Para encerrar essa primeira coluna num tom menos sombrio, quero destacar o que pode nos dar esperança na realização das mudanças necessárias na educação, ainda com base no debate do TPE:

• O desafio agora é mais de qualidade do que de acesso à educação. E a qualidade da aprendizagem depende de como o dinheiro é investido. Por exemplo, leitura e matemática são o que importa – e não um milhão de conteúdos. Além do mais, calcula-se que um terço do dinheiro investido vá para o lixo por ineficiência sistêmica, porque se coloca dinheiro bom em processo ruim. A boa notícia é que temos sobre o que construir: houve uma significativa expansão do tempo que uma criança fica na escola, de 2 para 8 anos. (Claro, dá para melhorar – em Singapura são 13 anos –, mas evoluiu.) 

• Para que uma mudança aconteça, é preciso três coisas: dados nos quais apoiar as ações, bons exemplos a seguir e força política. Temos duas, falta uma. O Brasil é muito rico em dados sobre educação, segundo Saavedra, não fazendo feio em relação ao restante do mundo. Temos bons exemplos em estados como Acre, Espírito Santo, Ceará e Pernambuco. Por exemplo, o Ceará saiu da 16ª posição do Índice de Desenvolvimento da Educação Básica (Ideb) em 2007 para a 5ª posição em 2015 e hoje tem a menor diferença de aprendizagem entre alunos de diferentes níveis socioeconômicos. Na mensuração do Ideb relativa ao ensino médio, Pernambuco saiu da 21ª posição para a 1ª no mesmo período e também apresenta o menor índice de desigualdade. A organização não-governamental ICE (Instituto de Corresponsabilidade pela Educação), que esteve envolvida em casos de sucesso de Pernambuco e ajudou outros estados, tem a explicação, segundo seu presidente, o engenheiro pernambucano Marcos Magalhães. Está sendo adotado (já em 55% das escolas) um modelo de escola em tempo integral que também faça o papel da família. Isso não é simples, mas é factível se houver vontade política. 

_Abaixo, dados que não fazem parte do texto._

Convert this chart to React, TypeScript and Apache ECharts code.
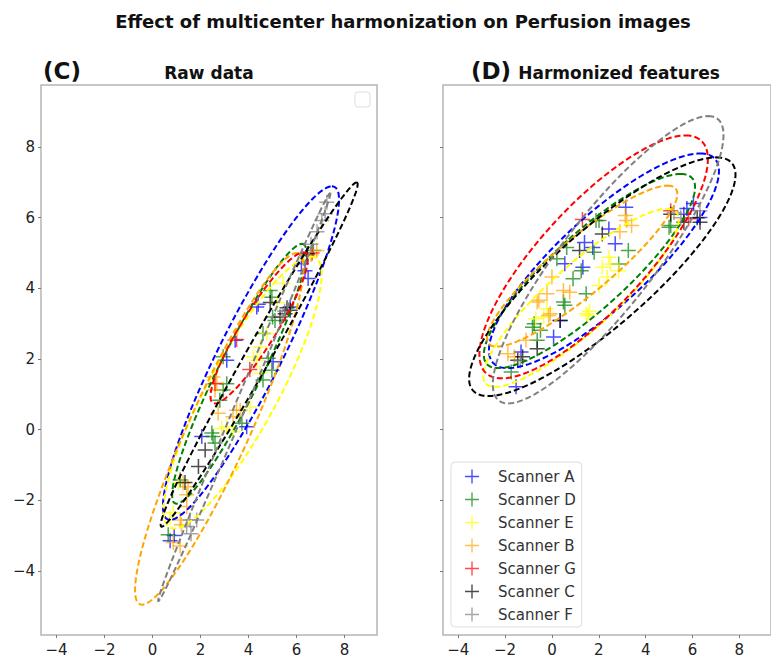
import React, { useEffect, useRef } from "react";
import * as echarts from "echarts";

const scanners = ["Scanner A", "Scanner D", "Scanner E", "Scanner B", "Scanner G", "Scanner C", "Scanner F"];
const colors = ["#0000ff", "#008000", "#ffff00", "#ffa500", "#ff0000", "#000000", "#808080"];
const xTicks = [-4, -2, 0, 2, 4, 6, 8];
const yTicks = [-4, -2, 0, 2, 4, 6, 8];
const xRange = [-4.65, 9.35];
const yRange = [-5.82, 9.76];

// Raw data points (panel C)
const rawA = [[6.42, 4.93], [6.35, 4.5], [6.48, 4.28], [6.2, 4.7], [4.34, 3.47], [5.73, 3.47], [3.44, 2.53], [3.09, 1.96], [5.02, 1.92], [3.92, 0.08], [2.05, -0.2], [0.73, -3.15], [0.9, -3.0], [4.4, 3.55]];
const rawD = [[6.7, 5.07], [4.97, 3.75], [5.0, 3.19], [4.6, 2.72], [4.97, 1.68], [2.94, 1.12], [2.8, 0.83], [2.47, -0.1], [5.1, 3.09], [3.09, 1.3], [2.94, 2.06], [4.82, 2.02], [4.9, 3.94], [4.6, 1.4], [3.72, 0.18], [2.52, -0.2], [2.6, -0.38], [0.65, -2.98], [1.15, -1.43]];
const rawE = [[5.44, 4.14], [4.76, 2.72], [4.2, 2.06], [4.48, 1.6], [3.09, 0.08], [4.48, 2.34], [4.34, 1.96], [4.06, 0.64], [2.88, 0.03], [3.35, -0.06], [0.86, -2.36], [0.73, -2.5], [1.07, -1.51], [5.2, 3.6]];
const rawB = [[6.84, 5.07], [6.6, 4.95], [2.67, 1.31], [2.6, 1.12], [3.5, 0.55], [2.52, 1.49], [2.73, 0.46], [3.35, 0.36], [3.65, 0.55], [1.27, -1.51], [1.48, -1.62], [1.42, -1.85], [1.15, -2.56], [1.2, -2.7], [0.86, -3.2], [1.15, -3.3], [1.42, -2.18]];
const rawG = [[3.5, 2.55], [4.05, 1.7], [6.65, 5.0], [2.6, 1.3]];
const rawC = [[5.52, 3.28], [5.73, 3.38], [5.31, 3.19], [5.6, 3.45], [6.45, 4.98], [2.19, -0.58], [1.91, -1.05], [1.35, -1.5], [4.9, 3.6]];
const rawF = [[7.26, 6.44], [7.19, 6.11], [7.05, 5.92], [6.85, 5.6], [6.6, 5.25], [5.5, 3.35], [5.4, 3.2], [1.42, -2.75], [1.56, -2.56], [1.84, -2.56], [1.6, -2.95]];

// Harmonized points (panel D)
const harmA = [[3.15, 6.3], [6.04, 6.4], [2.43, 5.68], [1.39, 5.3], [1.74, 5.16], [0.55, 4.7], [1.32, 4.6], [2.7, 5.26], [5.76, 6.26], [6.32, 6.01], [5.63, 6.1], [0.35, 3.09], [0.07, 2.62], [-1.32, 2.2], [-1.53, 1.21]];
const harmD = [[1.88, 5.92], [0.63, 5.16], [0.21, 4.84], [1.8, 5.02], [3.26, 5.07], [2.85, 4.69], [1.25, 4.5], [0.9, 4.27], [5.07, 5.78], [0.49, 3.61], [1.46, 3.85], [-0.76, 3.0], [0.55, 3.52], [-0.83, 2.9], [-0.49, 2.81], [-0.63, 2.53], [-1.74, 1.63], [2.01, 5.92], [5.0, 5.73]];
const harmE = [[2.43, 4.88], [2.15, 4.6], [2.36, 4.32], [1.46, 3.28], [-0.35, 3.19], [1.53, 3.23], [-0.69, 3.14], [2.5, 4.69], [2.01, 4.08], [-0.21, 3.42], [2.85, 4.5], [1.6, 3.35]];
const harmB = [[3.19, 5.92], [3.4, 5.78], [0.0, 4.32], [0.49, 3.94], [-0.21, 3.85], [-0.56, 3.66], [-0.07, 3.28], [0.76, 3.89], [-0.63, 3.61], [-0.14, 3.23], [-1.11, 2.53], [-1.88, 2.15], [-1.6, 2.06], [3.13, 6.06], [2.9, 5.6]];
const harmG = [[5.07, 6.2], [5.83, 5.97], [1.3, 5.95]];
const harmC = [[2.15, 5.54], [1.18, 5.07], [0.35, 3.09], [5.07, 6.1], [5.63, 5.87], [6.32, 5.87], [-1.46, 1.96], [-1.25, 2.06], [-0.63, 2.29], [6.2, 6.0]];
const harmF = [[5.21, 6.15], [6.32, 6.2], [5.5, 6.0], [-1.35, 1.95]];

// Ellipses: [centerX, centerY, topDx, topDy, halfWidthAtCenter] (data units)
const rawEllipses = [
  [4.1, 2.165, 3.37, 4.725, 1.45],
  [3.61, 1.58, 2.61, 3.68, 1.0],
  [3.75, 1.05, 2.85, 3.85, 1.65],
  [2.78, 0.02, 3.22, 4.98, 1.4],
  [4.44, 2.88, 1.84, 2.14, 0.85],
  [4.44, 2.125, 4.06, 4.875, 0.6],
  [3.82, 0.92, 3.58, 5.78, 0.25],
];
const harmEllipses = [
  [2.22, 4.78, 4.1, 3.04, 2.7],
  [1.6, 4.49, 3.89, 2.75, 2.28],
  [1.24, 3.73, 3.66, 2.52, 2.0],
  [1.29, 4.63, 3.64, 2.28, 1.8],
  [1.78, 4.89, 3.92, 3.44, 2.9],
  [2.15, 4.33, 4.86, 3.38, 2.95],
  [2.4, 4.81, 4.27, 4.07, 2.45],
];

const rawSets = [rawA, rawD, rawE, rawB, rawG, rawC, rawF];
const harmSets = [harmA, harmD, harmE, harmB, harmG, harmC, harmF];

const PLUS = "path://M4.5,0H5.5V4.5H10V5.5H5.5V10H4.5V5.5H0V4.5H4.5Z";
const FONT = "DejaVu Sans";

const fmt = (v: number) => String(v).replace("-", "\u2212");

function makeX(gridIndex: number) {
  return {
    type: "value",
    gridIndex,
    min: xRange[0],
    max: xRange[1],
    axisLine: { show: false, onZero: false },
    axisTick: { show: true, length: 3, customValues: xTicks, lineStyle: { color: "#777" } },
    axisLabel: { show: true, customValues: xTicks, color: "#222", fontSize: 15, fontFamily: FONT, margin: 7, formatter: fmt },
    splitLine: { show: false },
  };
}
function makeY(gridIndex: number, labels: boolean) {
  return {
    type: "value",
    gridIndex,
    min: yRange[0],
    max: yRange[1],
    axisLine: { show: false, onZero: false },
    axisTick: { show: true, length: 3, customValues: yTicks, lineStyle: { color: "#777" } },
    axisLabel: { show: labels, customValues: yTicks, color: "#222", fontSize: 15, fontFamily: FONT, margin: 6, formatter: fmt },
    splitLine: { show: false },
  };
}

function ellipseSeries(data: number[][], idx: number) {
  return {
    type: "custom",
    xAxisIndex: idx,
    yAxisIndex: idx,
    clip: true,
    z: 3,
    silent: true,
    data,
    encode: { x: 0, y: 1 },
    renderItem: (params: any, api: any) => {
      const cx = api.value(0), cy = api.value(1), tx = api.value(2), ty = api.value(3), h = api.value(4);
      const pts: number[][] = [];
      const n = 160;
      for (let i = 0; i <= n; i++) {
        const a = (i / n) * Math.PI * 2;
        pts.push(api.coord([cx + tx * Math.cos(a) + h * Math.sin(a), cy + ty * Math.cos(a)]));
      }
      return {
        type: "polyline",
        shape: { points: pts },
        style: { stroke: colors[params.dataIndex], lineWidth: 2, lineDash: [6, 3], fill: null },
      };
    },
  };
}

export default function App() {
  const ref = useRef<HTMLDivElement>(null);
  useEffect(() => {
    if (!ref.current) return;
    const chart = echarts.init(ref.current, null, { renderer: "svg" });
    const scatter: any[] = [];
    [rawSets, harmSets].forEach((sets, gi) => {
      sets.forEach((pts, si) => {
        scatter.push({
          type: "scatter",
          name: scanners[si],
          xAxisIndex: gi,
          yAxisIndex: gi,
          data: pts,
          symbol: PLUS,
          symbolSize: 15,
          z: 2,
          itemStyle: { color: colors[si], opacity: 0.7 },
        });
      });
    });
    const textStyle = (size: number, align: string) => ({
      fontSize: size, fontWeight: "bold", fontFamily: FONT, fill: "#111",
      align, textAlign: align, verticalAlign: "middle", textVerticalAlign: "middle",
    });
    const option: any = {
      animation: false,
      backgroundColor: "#fff",
      grid: [
        { left: 41, top: 85, width: 336, height: 550, show: true, borderColor: "#b5b5b5", borderWidth: 1.5, backgroundColor: "transparent" },
        { left: 443, top: 85, width: 336, height: 550, show: true, borderColor: "#b5b5b5", borderWidth: 1.5, backgroundColor: "transparent" },
      ],
      xAxis: [makeX(0), makeX(1)],
      yAxis: [makeY(0, true), makeY(1, false)],
      legend: {
        data: scanners.map((s) => ({ name: s, icon: PLUS })),
        orient: "vertical",
        left: 451,
        top: 462,
        padding: [7, 6, 5, 14],
        itemWidth: 14,
        itemHeight: 14,
        itemGap: 8,
        selectedMode: false,
        backgroundColor: "#fff",
        borderColor: "#ddd",
        borderWidth: 1,
        borderRadius: 4,
        textStyle: { fontSize: 15, color: "#333", fontFamily: FONT, padding: [0, 0, 0, 14] },
      },
      graphic: [
        { type: "text", x: 403, y: 21, style: { text: "Effect of multicenter harmonization on Perfusion images", ...textStyle(18, "center") } },
        { type: "text", x: 43, y: 71, style: { text: "(C)", ...textStyle(23, "left") } },
        { type: "text", x: 209, y: 73, style: { text: "Raw data", ...textStyle(17, "center") } },
        { type: "text", x: 471, y: 71, style: { text: "(D)", ...textStyle(23, "left") } },
        { type: "text", x: 619, y: 73, style: { text: "Harmonized features", ...textStyle(17, "center") } },
        { type: "rect", shape: { x: 355, y: 92, width: 15, height: 15, r: 3 }, style: { fill: "#fff", stroke: "#ddd", lineWidth: 1 } },
      ],
      series: [...scatter, ellipseSeries(rawEllipses, 0), ellipseSeries(harmEllipses, 1)],
    };
    chart.setOption(option);
    return () => chart.dispose();
  }, []);
  return <div ref={ref} style={{ position: "absolute", left: 0, top: 0, width: 771, height: 657, background: "#fff" }} />;
}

Ao que tudo indica, vontade política foi o que houve no Espírito Santo, cuja nota no Ideb para ensino médio subiu de 3,6 em 2007 para 4,0 em 2015. O Espírito Santo governado por Paulo Hartung estava pressionado pelo crime organizado e achou que o melhor combate a isso era a educação, embora fosse uma medida de prazo mais longo. O governo bancou o investimento. Teve de enfrentar reações dos professores para aumentar o tempo de estudo das crianças, mas venceu isso ao reestruturar a carreira do magistério e priorizar a remuneração dos professores, e também ao garantir a formação de uma entidade sem fins lucrativos – a Espírito Santo em Ação – que pudesse cobrar uma continuidade da política educacional dos governadores seguintes, para que isso virasse política de estado e não de governo. 

Rodrigo Maia disse que não consegue “discutir qualidade e eficiência de educação com os governadores”. Pode ser que o Congresso sozinho não consiga. Mas outros stakeholders podem intervir. Empresariado também faz política, bem como todos os cidadãos eleitores. Uma parte do empresariado, presente ao debate do TPE, parece ter entendido bem ao menos duas coisas: 

1. Que o grande desafio do Brasil não é mais eliminar a pobreza em si (ao contrário do discurso populista típico), mas eliminar a “pobreza na aprendizagem”, conceito trazido pelo Saavedra que está diretamente ligado à economia e à competitividade. Sabem o que os países ricos têm em comum? Posições elevadas no ranking do índice de capital humano (ICH) que, por sua vez, vêm de um investimento bem gerenciado em educação (em geral, acima de US$ 6 mil por criança/ano – o do Brasil é de US$ 3,8 mil por criança/ano). Empresários da estatura dos que estavam no debate têm muita influência sobre qualquer governo.2. Que o empresariado precisa sair da sua bolha e ajudar o país a vencer esse desafio se realmente quiser sobreviver no mundo da quarta revolução industrial, e não será apenas doando dinheiro por meio de suas fundações. (Sim, mais um item na agenda das prioridades.) Os líderes empresariais têm de agir em relação a isso com “skin in the game”, como diria Nassim Taleb, um matemático apreciado por muitos CEOs, persuadindo os governos executivos e parlamentos (nas várias instâncias e geografias) a conferir qualidade e eficiência aos recursos da educação, e a seguir os modelos de aprendizagem certos.

O primeiro teste de eficiência está na mesa do Congresso Nacional, inclusive, com a reformulação do Fundeb (o Fundo de Manutenção e Desenvolvimento da Educação Básica). Vocês devem ter ouvido falar no Fundeb, todos nós ouvimos. Ele foi criado por emenda constitucional em 2006 e vence no ano que vem, o que é um problemão, porque responde por 63% dos recursos para o financiamento da educação básica do País (100% no caso de alguns municípios). Segundo Priscila Cruz, é adequada a proposta de emenda constitucional 15/2015, que tramita no Congresso Nacional para tornar o Fundeb permanente – Rodrigo Maia a ouviu dizer isso –, porque mantém o fundo corrigindo as distorções que existiam antes. Por exemplo, pela proposta, a distribuição dos recursos passará a ser proporcional às necessidades de cada rede de ensino, fazendo finalmente a distinção (óbvia!) entre municípios mais ricos e mais pobres.

Quem são os brasileiros que o Brasil quer ter no futuro? Nem precisei ir a uma caverna do Petar. O gênio da lâmpada, transmutado em três pessoas de carne e osso (Schrage, Meira e Saavedra), veio me dar as três dicas e eu as repassei aqui; agora, nós temos de fazer o resto.